This past week, Senators Jerry Moran (R-KS), Marco Rubio (R-FL), Mark Warner (D-VA), and Chris Coons (D-DE) introduced a bipartisan bill they’ve dubbed the “Startup Act 2.0”. The primary focus of the act is immigrant visa reform through the creation of two new types of visa: the first, a type of STEM visa, which would allow foreign-born students in advanced degree programs in science, technology, engineering, or math to continue to stay in the U.S. to work in startups; the second, an “entrepreneur’s visa”, would encourage foreigners to come to the U.S. to start businesses (a similar type of visa is already in use in several European countries). The bill also eliminates country quotas for employment visas, creates new tax credits for startups, and eliminates capital gains taxes on startup equity held for at least five years.
The bill’s sponsors point to the hundreds of thousands of math, science, and engineering jobs, particularly in startups and small companies, that continue to go unfilled due to a lack of qualified talent here in the U.S., caused in part by foreign-born students in U.S. universities leaving to go home once they’ve completed their degrees.
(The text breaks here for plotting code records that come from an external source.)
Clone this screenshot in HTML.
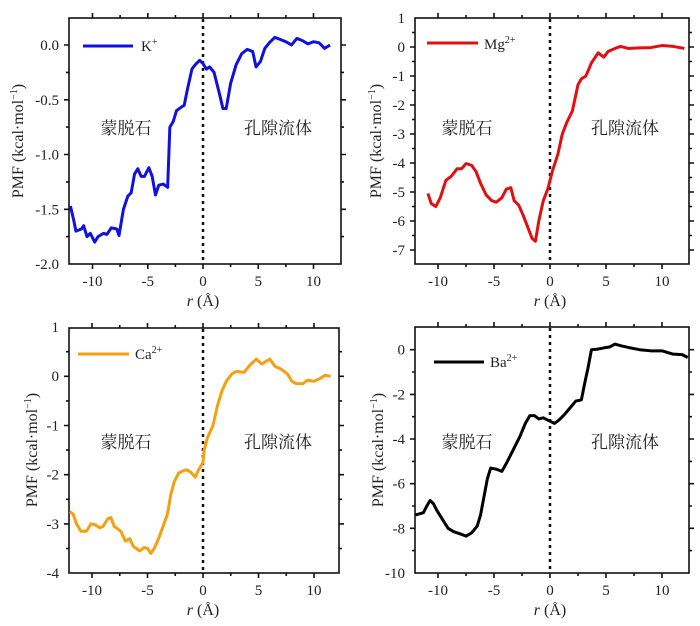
<!DOCTYPE html>
<html><head><meta charset="utf-8"><style>
body{margin:0;background:#fff}
svg{display:block}
text{font-family:"Liberation Serif","Noto Serif CJK SC",serif;fill:#222}
.cn{font-family:"Liberation Serif","Noto Serif CJK SC","Noto Sans CJK SC",serif;font-size:17px}
</style></head><body>
<svg width="700" height="626" viewBox="0 0 700 626" xmlns="http://www.w3.org/2000/svg">
<defs>
<clipPath id="c1"><rect x="69" y="18" width="272" height="246"/></clipPath>
<clipPath id="c2"><rect x="415" y="18" width="274" height="246"/></clipPath>
<clipPath id="c3"><rect x="69" y="328" width="270" height="245"/></clipPath>
<clipPath id="c4"><rect x="415" y="327" width="274" height="246"/></clipPath>
</defs>
<g fill="none" stroke="#111" stroke-width="1.6">
<rect x="69" y="18" width="272" height="246"/>
<rect x="415" y="18" width="274" height="246"/>
<rect x="69" y="328" width="270" height="245"/>
<rect x="415" y="327" width="274" height="246"/>
<path d="M92.5,18v-5M147.8,18v-5M203,18v-5M258.3,18v-5M313.5,18v-5M120.1,18v-3M175.4,18v-3M230.6,18v-3M285.9,18v-3
M92.5,264v5M147.8,264v5M203,264v5M258.3,264v5M313.5,264v5M120.1,264v3M175.4,264v3M230.6,264v3M285.9,264v3
M69,45h-5M69,99.8h-5M69,154.5h-5M69,209.3h-5M69,72.4h-3M69,127.1h-3M69,181.9h-3M69,236.6h-3
M341,45h5M341,99.8h5M341,154.5h5M341,209.3h5M341,72.4h3M341,127.1h3M341,181.9h3M341,236.6h3"/>
<path d="M438,18v-5M494,18v-5M550,18v-5M606,18v-5M662,18v-5M466,18v-3M522,18v-3M578,18v-3M634,18v-3
M438,264v5M494,264v5M550,264v5M606,264v5M662,264v5M466,264v3M522,264v3M578,264v3M634,264v3
M415,47h-5M415,76h-5M415,105h-5M415,134h-5M415,163h-5M415,192h-5M415,221h-5M415,250h-5M415,32.5h-3M415,61.5h-3M415,90.5h-3M415,119.5h-3M415,148.5h-3M415,177.5h-3M415,206.5h-3M415,235.5h-3
M689,47h5M689,76h5M689,105h5M689,134h5M689,163h5M689,192h5M689,221h5M689,250h5M689,32.5h3M689,61.5h3M689,90.5h3M689,119.5h3M689,148.5h3M689,177.5h3M689,206.5h3M689,235.5h3"/>
<path d="M92,328v-5M147.5,328v-5M203,328v-5M258.5,328v-5M314,328v-5M119.75,328v-3M175.25,328v-3M230.75,328v-3M286.25,328v-3
M92,573v5M147.5,573v5M203,573v5M258.5,573v5M314,573v5M119.75,573v3M175.25,573v3M230.75,573v3M286.25,573v3
M69,376.3h-5M69,425.5h-5M69,474.7h-5M69,523.9h-5M69,351.7h-3M69,400.9h-3M69,450.1h-3M69,499.3h-3M69,548.5h-3
M339,376.3h5M339,425.5h5M339,474.7h5M339,523.9h5M339,351.7h3M339,400.9h3M339,450.1h3M339,499.3h3M339,548.5h3"/>
<path d="M438,327v-5M494,327v-5M550,327v-5M606,327v-5M662,327v-5M466,327v-3M522,327v-3M578,327v-3M634,327v-3
M438,573v5M494,573v5M550,573v5M606,573v5M662,573v5M466,573v3M522,573v3M578,573v3M634,573v3
M415,349.7h-5M415,394.4h-5M415,439h-5M415,483.7h-5M415,528.3h-5M415,372h-3M415,416.7h-3M415,461.4h-3M415,506h-3M415,550.6h-3
M689,349.7h5M689,394.4h5M689,439h5M689,483.7h5M689,528.3h5M689,372h3M689,416.7h3M689,461.4h3M689,506h3M689,550.6h3"/>
</g>
<g stroke="#111" stroke-width="2.5" stroke-dasharray="3,4">
<line x1="203" y1="19" x2="203" y2="263"/>
<line x1="550" y1="19" x2="550" y2="263"/>
<line x1="203" y1="329" x2="203" y2="572"/>
<line x1="550" y1="328" x2="550" y2="572"/>
</g>
<g fill="none" stroke-width="3" stroke-linejoin="round">
<g clip-path="url(#c1)"><g transform="translate(203,45) scale(11.05,-109.5)">
<polyline vector-effect="non-scaling-stroke" stroke="#1010e0" points="-12,-1.47 -11.7,-1.6 -11.5,-1.7 -11,-1.68 -10.8,-1.65 -10.5,-1.75 -10.2,-1.72 -9.8,-1.8 -9.5,-1.75 -9,-1.72 -8.7,-1.73 -8.3,-1.67 -7.8,-1.68 -7.6,-1.74 -7.2,-1.5 -6.8,-1.38 -6.5,-1.35 -6.2,-1.18 -5.9,-1.13 -5.6,-1.2 -5.3,-1.2 -4.9,-1.12 -4.6,-1.2 -4.3,-1.37 -4,-1.28 -3.6,-1.27 -3.2,-1.3 -3,-0.75 -2.7,-0.7 -2.4,-0.6 -2,-0.57 -1.7,-0.55 -1.4,-0.4 -1,-0.22 -0.7,-0.18 -0.3,-0.14 0,-0.17 0.3,-0.22 0.6,-0.2 1,-0.25 1.5,-0.45 1.8,-0.58 2.1,-0.58 2.5,-0.35 3,-0.18 3.5,-0.08 4,-0.04 4.5,-0.06 4.8,-0.2 5.2,-0.15 5.6,-0.03 6,0.02 6.5,0.07 7,0.05 7.5,0.03 8,0 8.5,0.06 9,0.04 9.5,0.01 10,0.03 10.5,0.02 11,-0.03 11.5,0"/>
</g></g>
<g clip-path="url(#c2)"><g transform="translate(550,47) scale(11.2,-29)">
<polyline vector-effect="non-scaling-stroke" stroke="#e01010" points="-10.9,-5.05 -10.6,-5.4 -10.2,-5.5 -9.8,-5.2 -9.3,-4.6 -8.8,-4.45 -8.3,-4.2 -7.9,-4.2 -7.5,-4.02 -7,-4.08 -6.6,-4.3 -6.2,-4.7 -5.7,-5.1 -5.2,-5.3 -4.8,-5.35 -4.3,-5.2 -3.9,-4.9 -3.5,-4.85 -3.2,-5.3 -2.8,-5.45 -2.4,-5.8 -2,-6.2 -1.6,-6.6 -1.3,-6.7 -1,-6.0 -0.6,-5.3 -0.2,-4.9 0.2,-4.3 0.7,-3.7 1.1,-3.0 1.5,-2.6 2,-2.2 2.5,-1.3 2.8,-1.1 3.2,-1.0 3.7,-0.55 4.3,-0.2 4.8,-0.35 5.2,-0.15 5.8,-0.05 6.3,0.02 7,-0.05 8,-0.03 9,-0.02 10,0.05 11,0.02 12,-0.05"/>
</g></g>
<g clip-path="url(#c3)"><g transform="translate(203,376.3) scale(11.1,-49.2)">
<polyline vector-effect="non-scaling-stroke" stroke="#f4a010" points="-12,-2.75 -11.7,-2.8 -11.4,-3.0 -11,-3.15 -10.5,-3.15 -10.1,-3.0 -9.7,-3.02 -9.3,-3.08 -9,-3.05 -8.6,-2.9 -8.3,-2.87 -8,-3.05 -7.7,-3.1 -7.4,-3.15 -7,-3.35 -6.6,-3.3 -6.3,-3.45 -6,-3.5 -5.7,-3.55 -5.3,-3.48 -5,-3.5 -4.7,-3.6 -4.4,-3.5 -4,-3.3 -3.6,-3.05 -3.2,-2.8 -2.9,-2.4 -2.6,-2.15 -2.2,-1.97 -1.8,-1.92 -1.5,-1.9 -1.1,-1.95 -0.7,-2.05 -0.4,-1.9 0,-1.75 0.1,-1.5 0.4,-1.25 0.9,-1.0 1.3,-0.6 1.7,-0.3 2.1,-0.1 2.6,0.05 3,0.1 3.7,0.08 4.2,0.22 4.8,0.35 5.3,0.25 6,0.35 6.5,0.2 7,0.15 7.6,0.05 8,-0.1 8.4,-0.15 9,-0.15 9.4,-0.08 10,-0.1 10.5,-0.05 11,0.02 11.5,0.0"/>
</g></g>
<g clip-path="url(#c4)"><g transform="translate(550,349.7) scale(11.2,-22.33)">
<polyline vector-effect="non-scaling-stroke" stroke="#000" points="-12,-7.4 -11.3,-7.3 -11,-7.0 -10.7,-6.75 -10.4,-6.9 -10.1,-7.2 -9.6,-7.6 -9.1,-8.0 -8.6,-8.15 -8,-8.25 -7.5,-8.35 -7,-8.2 -6.5,-7.9 -6.2,-7.4 -5.9,-6.6 -5.6,-5.8 -5.3,-5.3 -4.8,-5.35 -4.3,-5.45 -3.8,-5.0 -3.2,-4.4 -2.7,-3.9 -2.2,-3.3 -1.8,-2.95 -1.4,-2.95 -1.0,-3.1 -0.6,-3.05 0,-3.2 0.4,-3.3 0.8,-3.15 1.3,-2.9 1.8,-2.6 2.3,-2.3 2.8,-2.25 3.1,-1.5 3.4,-0.8 3.7,0 4.2,0.02 4.8,0.08 5.3,0.12 5.8,0.25 6.3,0.18 7,0.1 8,0 9,-0.05 10,-0.05 11,-0.2 11.8,-0.22 12.3,-0.35"/>
</g></g>
<line x1="83" y1="46" x2="133" y2="46" stroke="#1010e0"/>
<line x1="427" y1="43" x2="478" y2="43" stroke="#e01010"/>
<line x1="78" y1="354" x2="129" y2="354" stroke="#f4a010"/>
<line x1="434" y1="362" x2="484" y2="362" stroke="#000"/>
</g>
<g font-size="15">
<text x="141" y="51">K<tspan font-size="10" dy="-6">+</tspan></text>
<text x="484" y="49">Mg<tspan font-size="10" dy="-6">2+</tspan></text>
<text x="135" y="359">Ca<tspan font-size="10" dy="-6">2+</tspan></text>
<text x="490" y="367">Ba<tspan font-size="10" dy="-6">2+</tspan></text>
</g>
<g font-size="15" text-anchor="end">
<text x="59" y="50">0.0</text><text x="59" y="104.8">-0.5</text><text x="59" y="159.5">-1.0</text><text x="59" y="214.3">-1.5</text><text x="59" y="269">-2.0</text>
<text x="405" y="23">1</text><text x="405" y="52">0</text><text x="405" y="81">-1</text><text x="405" y="110">-2</text><text x="405" y="139">-3</text><text x="405" y="168">-4</text><text x="405" y="197">-5</text><text x="405" y="226">-6</text><text x="405" y="255">-7</text>
<text x="59" y="332">1</text><text x="59" y="381">0</text><text x="59" y="430.5">-1</text><text x="59" y="479.7">-2</text><text x="59" y="529">-3</text><text x="59" y="578">-4</text>
<text x="405" y="354.7">0</text><text x="405" y="399.4">-2</text><text x="405" y="444">-4</text><text x="405" y="488.7">-6</text><text x="405" y="533.3">-8</text><text x="405" y="578">-10</text>
</g>
<g font-size="15" text-anchor="middle">
<text x="92.5" y="286">-10</text><text x="147.8" y="286">-5</text><text x="203" y="286">0</text><text x="258.3" y="286">5</text><text x="313.5" y="286">10</text>
<text x="438" y="286">-10</text><text x="494" y="286">-5</text><text x="550" y="286">0</text><text x="606" y="286">5</text><text x="662" y="286">10</text>
<text x="92" y="595">-10</text><text x="147.5" y="595">-5</text><text x="203" y="595">0</text><text x="258.5" y="595">5</text><text x="314" y="595">10</text>
<text x="438" y="595">-10</text><text x="494" y="595">-5</text><text x="550" y="595">0</text><text x="606" y="595">5</text><text x="662" y="595">10</text>
</g>
<g font-size="16" text-anchor="middle">
<text x="203" y="306"><tspan font-style="italic">r</tspan> (Å)</text>
<text x="550" y="306"><tspan font-style="italic">r</tspan> (Å)</text>
<text x="203" y="615"><tspan font-style="italic">r</tspan> (Å)</text>
<text x="550" y="615"><tspan font-style="italic">r</tspan> (Å)</text>
<text transform="translate(23,141) rotate(-90)">PMF (kcal·mol<tspan font-size="10" dy="-6">−1</tspan><tspan dy="6">)</tspan></text>
<text transform="translate(381,141) rotate(-90)">PMF (kcal·mol<tspan font-size="10" dy="-6">−1</tspan><tspan dy="6">)</tspan></text>
<text transform="translate(37,450) rotate(-90)">PMF (kcal·mol<tspan font-size="10" dy="-6">−1</tspan><tspan dy="6">)</tspan></text>
<text transform="translate(383,450) rotate(-90)">PMF (kcal·mol<tspan font-size="10" dy="-6">−1</tspan><tspan dy="6">)</tspan></text>
</g>
<g class="cn" text-anchor="middle">
<text x="126" y="134">蒙脱石</text><text x="278" y="134">孔隙流体</text>
<text x="467" y="134">蒙脱石</text><text x="625" y="134">孔隙流体</text>
<text x="126" y="448">蒙脱石</text><text x="278" y="448">孔隙流体</text>
<text x="467" y="448">蒙脱石</text><text x="625" y="448">孔隙流体</text>
</g>
</svg>
</body></html>
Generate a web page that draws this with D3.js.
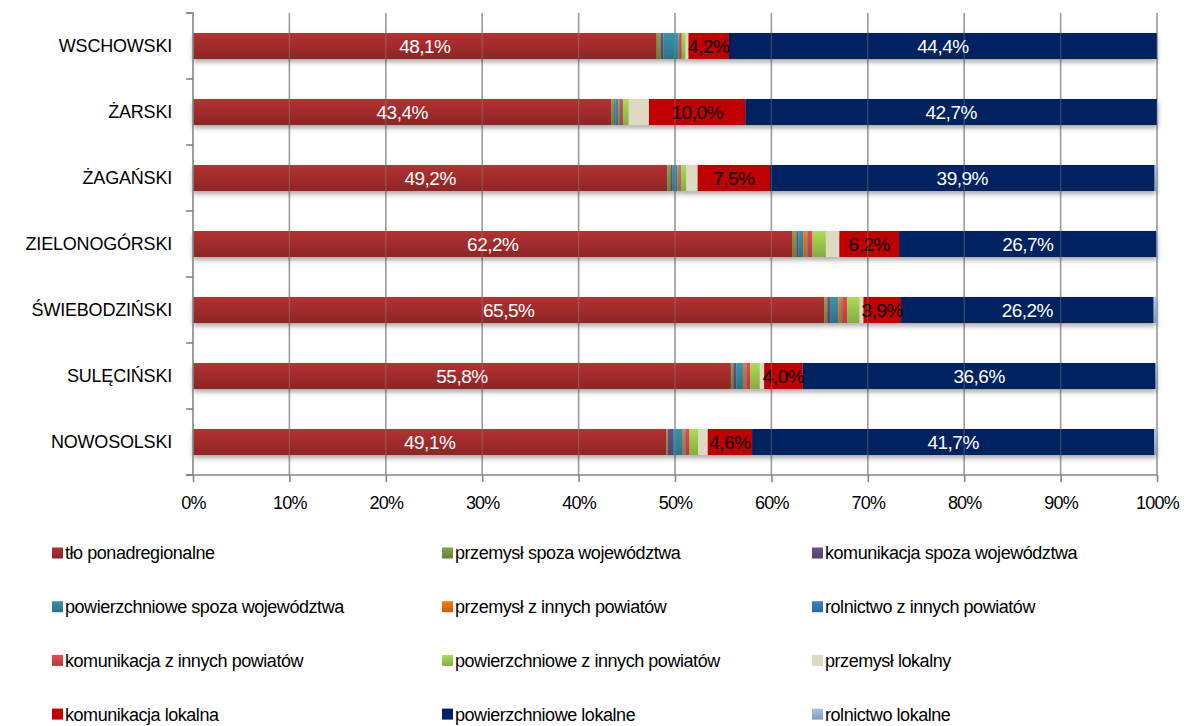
<!DOCTYPE html>
<meta charset="utf-8">
<style>
body { margin: 0; background: #fff; }
text { font-family: "Liberation Sans", Arial, sans-serif; }
.grid line { stroke: #a0a0a0; stroke-width: 1.6; }
.axis path, .axis line { stroke: #868686; stroke-width: 1.6; }
.axis text { font-size: 18px; fill: #000; }
</style>
<body>
<svg width="1184" height="726"></svg>
<script src="https://d3js.org/d3.v7.min.js"></script>
<script>

var counties = ["WSCHOWSKI", "ŻARSKI", "ŻAGAŃSKI", "ZIELONOGÓRSKI", "ŚWIEBODZIŃSKI", "SULĘCIŃSKI", "NOWOSOLSKI"];

var seriesNames = [
  "tło ponadregionalne", "przemysł spoza województwa", "komunikacja spoza województwa",
  "powierzchniowe spoza województwa", "przemysł z innych powiatów", "rolnictwo z innych powiatów",
  "komunikacja z innych powiatów", "powierzchniowe z innych powiatów", "przemysł lokalny",
  "komunikacja lokalna", "powierzchniowe lokalne", "rolnictwo lokalne"
];

// one array per series, values in county order (percent)
var tlo      = [48.1, 43.4, 49.2, 62.2, 65.5, 55.8, 49.1];
var przSpoza = [0.4, 0.3, 0.35, 0.4, 0.3, 0.25, 0.15];
var komSpoza = [0.3, 0.1, 0.2, 0.2, 0.35, 0.3, 0.55];
var powSpoza = [1.5, 0.35, 0.5, 0.5, 0.8, 0.7, 1.0];
var przInnych = [0.1, 0.15, 0.2, 0.35, 0.3, 0.25, 0.2];
var rolInnych = [0.1, 0.1, 0.1, 0.1, 0.1, 0.1, 0.1];
var komInnych = [0.2, 0.2, 0.1, 0.5, 0.5, 0.4, 0.4];
var powInnych = [0.4, 0.6, 0.5, 1.4, 1.3, 1.0, 0.9];
var przLok   = [0.3, 2.1, 1.2, 1.4, 0.4, 0.45, 1.0];
var komLok   = [4.2, 10.0, 7.5, 6.2, 3.9, 4.0, 4.6];
var powLok   = [44.4, 42.7, 39.9, 26.7, 26.2, 36.6, 41.7];
var rolLok   = [0.0, 0.1, 0.2, 0.1, 0.3, 0.15, 0.25];

var xTicks = [0, 10, 20, 30, 40, 50, 60, 70, 80, 90, 100];

var colors = ["#a32c2c", "#77933c", "#604a7b", "#31859c", "#e46c0a", "#2f74c0",
              "#d04444", "#9bc64c", "#ddd9c3", "#c00000", "#002060", "#95b3d7"];
var flat = [false, false, false, false, false, false, false, false, true, true, true, false];
var labelled = {0: "#fff", 9: "#000", 10: "#fff"};

var values = [tlo, przSpoza, komSpoza, powSpoza, przInnych, rolInnych, komInnych, powInnych, przLok, komLok, powLok, rolLok];

var table = counties.map(function(c, i) {
  var row = {county: c};
  seriesNames.forEach(function(s, j) { row[s] = values[j][i]; });
  return row;
});

var svg = d3.select("svg");

var x = d3.scaleLinear().domain([0, 100]).range([193, 1157]);
var y = d3.scaleBand().domain(counties).range([13, 475]).paddingInner(0.606).paddingOuter(0.303);

var defs = svg.append("defs");
colors.forEach(function(c, i) {
  var g = defs.append("linearGradient").attr("id", "g" + i)
      .attr("x1", 0).attr("y1", 0).attr("x2", 0).attr("y2", 1);
  var top = flat[i] ? c : d3.color(c).brighter(0.3);
  var bot = flat[i] ? c : d3.color(c).darker(0.4);
  g.append("stop").attr("offset", "0%").attr("stop-color", top);
  g.append("stop").attr("offset", "100%").attr("stop-color", bot);
});
var f = defs.append("filter").attr("id", "shadow").attr("x", "-5%").attr("y", "-20%").attr("width", "110%").attr("height", "160%");
f.append("feDropShadow").attr("dx", 0).attr("dy", 3).attr("stdDeviation", 2.5)
  .attr("flood-color", "#000").attr("flood-opacity", 0.35);

// gridlines
svg.append("g").attr("class", "grid")
  .selectAll("line").data(xTicks.slice(1)).enter().append("line")
    .attr("x1", function(d) { return x(d); }).attr("x2", function(d) { return x(d); })
    .attr("y1", 13).attr("y2", 475);

var stack = d3.stack().keys(seriesNames)(table);

var bars = svg.append("g");
var rows = bars.selectAll("g.row").data(counties).enter().append("g")
    .attr("filter", "url(#shadow)");

stack.forEach(function(layer, j) {
  layer.forEach(function(d, i) {
    var w = x(d[1]) - x(d[0]);
    if (w <= 0) return;
    d3.select(rows.nodes()[i])
      .append("rect")
        .attr("x", x(d[0]))
        .attr("y", y(counties[i]))
        .attr("width", w)
        .attr("height", y.bandwidth())
        .attr("fill", "url(#g" + j + ")");
  });
});

// segment labels
stack.forEach(function(layer, j) {
  if (!(j in labelled)) return;
  layer.forEach(function(d, i) {
    svg.append("text")
      .attr("x", (x(d[0]) + x(d[1])) / 2)
      .attr("y", y(counties[i]) + y.bandwidth() / 2)
      .attr("dy", "0.36em")
      .attr("text-anchor", "middle")
      .attr("font-size", 19)
      .attr("letter-spacing", -0.5)
      .attr("fill", labelled[j])
      .text(String(values[j][i].toFixed(1)).replace(".", ",") + "%");
  });
});

// faint gridline pass over bars
svg.append("g")
  .selectAll("line").data(xTicks.slice(1)).enter().append("line")
    .attr("x1", function(d) { return x(d); }).attr("x2", function(d) { return x(d); })
    .attr("y1", 13).attr("y2", 475)
    .attr("stroke", "#999").attr("stroke-width", 1.2).attr("opacity", 0.35);

// y axis
var ya = svg.append("g").attr("class", "axis").attr("transform", "translate(193,0)")
  .call(d3.axisLeft(y).tickSize(0).tickPadding(21));
ya.select(".domain").attr("d", "M-7,13H0V475H-7");
ya.selectAll(".tick text").attr("font-size", 19).attr("letter-spacing", -0.2);
var bounds = d3.range(counties.length + 1).map(function(i) { return 13 + i * 66; });
ya.selectAll("line.b").data(bounds).enter().append("line").attr("class", "b")
  .attr("x1", -7).attr("x2", 0).attr("y1", function(d) { return d; }).attr("y2", function(d) { return d; });

// x axis
var xa = svg.append("g").attr("class", "axis").attr("transform", "translate(0,475)")
  .call(d3.axisBottom(x).tickValues(xTicks).tickSize(7).tickPadding(14)
    .tickFormat(function(d) { return d + "%"; }));
xa.select(".domain").attr("d", "M186,0H1157");
xa.selectAll(".tick text").attr("font-size", 19).attr("letter-spacing", -0.8);

// legend
var legend = svg.append("g");
seriesNames.forEach(function(s, i) {
  var col = i % 3, row = Math.floor(i / 3);
  var lx = [52, 442, 812][col], ly = 553 + row * 53.7;
  legend.append("rect").attr("x", lx).attr("y", ly - 5.5).attr("width", 11).attr("height", 11)
    .attr("fill", "url(#g" + i + ")");
  legend.append("text").attr("x", lx + 13).attr("y", ly).attr("dy", "0.36em")
    .attr("font-size", 18).attr("letter-spacing", -0.45).text(s);
});

</script>
</body>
The sponsors hope that their bill will jumpstart the growth in high-tech startups and small businesses through an infusion of foreign-born talent and encouraging people to come to the U.S. to start their businesses — for example, in 2006, immigrant-founded high-tech businesses generated $52 billion in revenue and employed 450,000 workers.
In my own experience I know this bill will help out many high-tech startups. I have had several founders come to me with the issue of wanting to hire highly-qualified foreign students and graduates in technical jobs; in those cases, I’ve had to refer them to immigration lawyers to handle the delicate and oft-involved and confusing process of having their desired talent authorized to work here in the U.S.. Hopefully this new legislation will make it easier for startups and small businesses to hire the qualified talent they need.